Sunday, March 16, 2008

Paranoid Park

Seen at Clearview's Chelsea Cinema; auditorium #1, Sunday March 16, 2008; 2 Slithy Toads, maybe

So I should have listened to Stanley Kauffmann on this one. Over the years, this long-time film critic for The New Republic has been my compadre; the one critic more than any other who speaks to my own tastes in movies. It was bitter solace when I was writing film reviews for The Michigan Daily in college, ran up in my final semester against an editor who did not appreciate me, and saw Stanley Kauffmann pick up on some of the same things in his review of Compromising Positions that I had mentioned in a spiked review of the movie. Which as I recall was replaced with one that ended with a line about seltzer in pants. And Stanley Kauffmann gave a thumbs-down on Paranoid Park.

But..., the reviews were all over the map, I kind of liked the coming attraction, the release broadened from theatres where I didn't have discount tickets to one where I did, there haven't been a lot of movies opening so The Bank Job (which I hope to see shortly) was the only other one on my list, theatre wasn't too far from the electronics drop-off day in Union Square where I was able to give up my old Epson ink jet.

I should have listened to Stanley.

The plot here is pretty simple.
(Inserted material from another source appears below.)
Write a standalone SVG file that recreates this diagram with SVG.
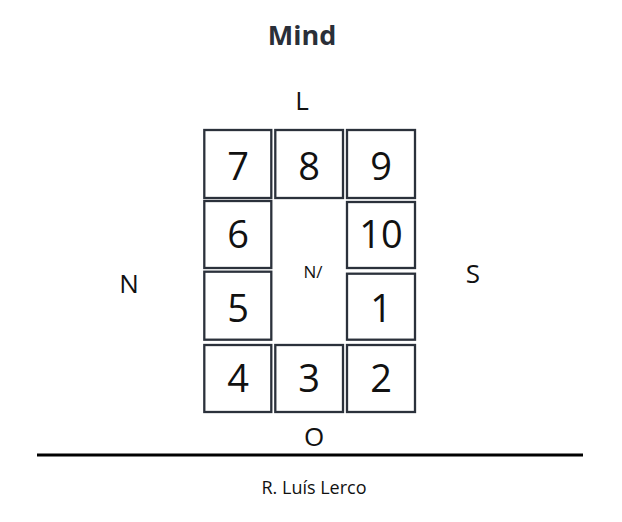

Kid goes joy-riding on train in Portland, OR. Security guard tries to club him off the train. Guard falls, gets sliced in half by another train, police think a skateboarder may have done it, kid isn't sure what to do. You can make great art from just about anything, but you've really got to beat those eggs something fierce to get this modest souffle to rise. Which it doesn't.

I haven't read the book, so I don't know if the big bad movie flare #1 is coming from the book or the screenplay by director Gus Van Sant, but the time sequence in the movie is nicely jumbled up. There are sometimes movies (Memento, anyone?) where this kind of gimmick is intrinsic and important, but a lot of times the main advantage of mixing up the time sequence is that it takes a very thin gruel and makes it seem thicker. If you told this story chronologically and without long languorous shots of skateboarding in Paranoid Park or of the lead character dressing it wouldn't stretch toward 90 minutes. Maybe he could have made the movie ten minutes shorter and padded it by double-spacing the end credits, like they did in Red Eye.

Maybe it's time to put Van Sant on my do not see list. I have to credit him for Good Will Hunting, but that was a long time ago now. Vaguely irrelevant aside: I saw Matt Damon in The Rainmaker and in Good Will Hunting in the same week in 1997. The Rainmaker I saw with my friend Mark, and I told him after I'd seen the other movie later in the week "this kid can act," and that's for danged sure. The Rainmaker was playing my beloved and much-missed Loews Astor Plaza before Titanic, and I saw Good Will Hunting (in 35mm but) on the Imax Screen at the Loews Lincoln Square at a very late show on a Thursday night so I could see it on a big screen before Titanic sailed on to all of them. It was a good week for seeing movies.